**Description of the task**
Your reply should be a single number: how many lines contain the string "seaborn".

**Dataset content**
• • •
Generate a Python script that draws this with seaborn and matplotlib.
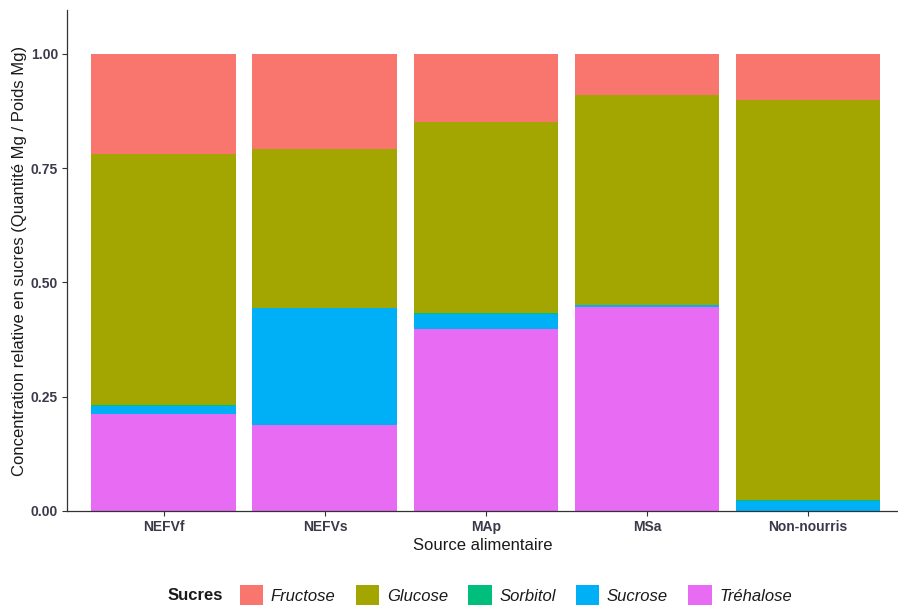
import matplotlib
matplotlib.use("Agg")
import matplotlib.pyplot as plt
from matplotlib.patches import Patch
import numpy as np
import pandas as pd
import seaborn as sns

# Relative sugar concentrations per food source
sources = ["NEFVf", "NEFVs", "MAp", "MSa", "Non-nourris"]
sugars = ["Fructose", "Glucose", "Sorbitol", "Sucrose", "Tréhalose"]
fructose = [0.219, 0.208, 0.148, 0.091, 0.101]
glucose = [0.550, 0.348, 0.419, 0.458, 0.874]
sorbitol = [0.002, 0.001, 0.002, 0.001, 0.003]
sucrose = [0.017, 0.254, 0.033, 0.003, 0.022]
trehalose = [0.212, 0.189, 0.398, 0.447, 0.000]
colors = ["#F8766D", "#A3A500", "#00BF7D", "#00B0F6", "#E76BF3"]

values = {"Fructose": fructose, "Glucose": glucose, "Sorbitol": sorbitol,
          "Sucrose": sucrose, "Tréhalose": trehalose}

df = pd.DataFrame(values, index=sources)
# stack from the bottom: Tréhalose, Sucrose, Sorbitol, Glucose, Fructose
stack_order = sugars[::-1]
cum = df[stack_order].cumsum(axis=1)

sns.set_theme(style="ticks")
plt.rcParams["font.family"] = ["Liberation Sans", "DejaVu Sans"]

fig = plt.figure(figsize=(8.98, 6.07), dpi=100)
ax = fig.add_axes([67 / 898, 96 / 607, (898 - 67) / 898, (511 - 10) / 607])

# draw cumulative totals from the top of the stack down so each layer shows
for sugar in sugars:
    col = colors[sugars.index(sugar)]
    d = pd.DataFrame({"Source": sources, "Total": cum[sugar].values})
    sns.barplot(data=d, x="Source", y="Total", order=sources, color=col,
                width=0.9, saturation=1, ax=ax, linewidth=0, zorder=2)

ax.set_xlim(-0.602, 4.559)
ax.set_ylim(0, 1.096)
ax.set_yticks([0, 0.25, 0.5, 0.75, 1.0])
ax.set_yticklabels(["0.00", "0.25", "0.50", "0.75", "1.00"])

tick_col = "#3a3a4a"
for lab in ax.get_yticklabels() + ax.get_xticklabels():
    lab.set_fontweight("bold")
    lab.set_fontsize(10)
    lab.set_color(tick_col)

ax.tick_params(axis="both", length=3.5, width=0.8, color="#333333", pad=3)
for side in ["top", "right"]:
    ax.spines[side].set_visible(False)
for side in ["left", "bottom"]:
    ax.spines[side].set_color("#333333")
    ax.spines[side].set_linewidth(0.9)

ax.set_xlabel("Source alimentaire", fontsize=12, color="#1a1a1a", labelpad=3)
ax.set_ylabel("Concentration relative en sucres (Quantité Mg / Poids Mg)",
              fontsize=12, color="#1a1a1a", labelpad=3)
ax.grid(False)

# legend along the bottom
handles = [Patch(facecolor=c, edgecolor="none") for c in colors]
leg = fig.legend(handles, sugars, loc="center", bbox_to_anchor=(516 / 898, 1 - 595 / 607),
                 ncol=5, frameon=False, fontsize=12, handlelength=1.4, handleheight=1.4,
                 handletextpad=0.45, columnspacing=1.22)
for t in leg.get_texts():
    t.set_fontstyle("italic")
    t.set_color("#1a1a1a")
fig.text(168 / 898, 1 - 595 / 607, "Sucres", fontsize=12, fontweight="bold",
         va="center", ha="left", color="#1a1a1a")

fig.savefig("out.png", dpi=100)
• • •
**Reply to the exercise**
2